§ **WHAT IS BEING ASKED**:
Your task is to reproduce the entries below word for word.

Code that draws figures
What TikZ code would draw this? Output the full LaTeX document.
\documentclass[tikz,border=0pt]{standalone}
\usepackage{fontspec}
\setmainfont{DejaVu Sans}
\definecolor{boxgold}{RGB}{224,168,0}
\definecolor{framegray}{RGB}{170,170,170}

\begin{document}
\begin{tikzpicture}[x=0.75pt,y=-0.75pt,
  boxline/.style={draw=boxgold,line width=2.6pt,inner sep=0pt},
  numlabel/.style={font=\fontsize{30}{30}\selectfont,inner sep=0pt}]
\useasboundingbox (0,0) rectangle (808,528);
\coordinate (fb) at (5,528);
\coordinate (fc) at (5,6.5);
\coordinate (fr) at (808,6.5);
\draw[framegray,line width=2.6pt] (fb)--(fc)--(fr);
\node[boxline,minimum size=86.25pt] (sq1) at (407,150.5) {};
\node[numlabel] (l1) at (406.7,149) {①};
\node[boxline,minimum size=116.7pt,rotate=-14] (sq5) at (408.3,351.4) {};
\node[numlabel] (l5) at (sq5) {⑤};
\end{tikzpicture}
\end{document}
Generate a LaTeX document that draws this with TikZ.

§ **THE RESULT**:
What TikZ code would draw this? Output the full LaTeX document.
\documentclass[tikz,border=0pt]{standalone}
\usepackage{fontspec}
\setmainfont{DejaVu Sans}
\definecolor{boxgold}{RGB}{224,168,0}
\definecolor{framegray}{RGB}{170,170,170}

\begin{document}
\begin{tikzpicture}[x=0.75pt,y=-0.75pt,
  boxline/.style={draw=boxgold,line width=2.6pt,inner sep=0pt},
  numlabel/.style={font=\fontsize{30}{30}\selectfont,inner sep=0pt}]
\useasboundingbox (0,0) rectangle (808,528);
\coordinate (fb) at (5,528);
\coordinate (fc) at (5,6.5);
\coordinate (fr) at (808,6.5);
\draw[framegray,line width=2.6pt] (fb)--(fc)--(fr);
\node[boxline,minimum size=86.25pt] (sq1) at (407,150.5) {};
\node[numlabel] (l1) at (406.7,149) {①};
\node[boxline,minimum size=116.7pt,rotate=-14] (sq5) at (408.3,351.4) {};
\node[numlabel] (l5) at (sq5) {⑤};
\end{tikzpicture}
\end{document}
Generate a LaTeX document that draws this with TikZ.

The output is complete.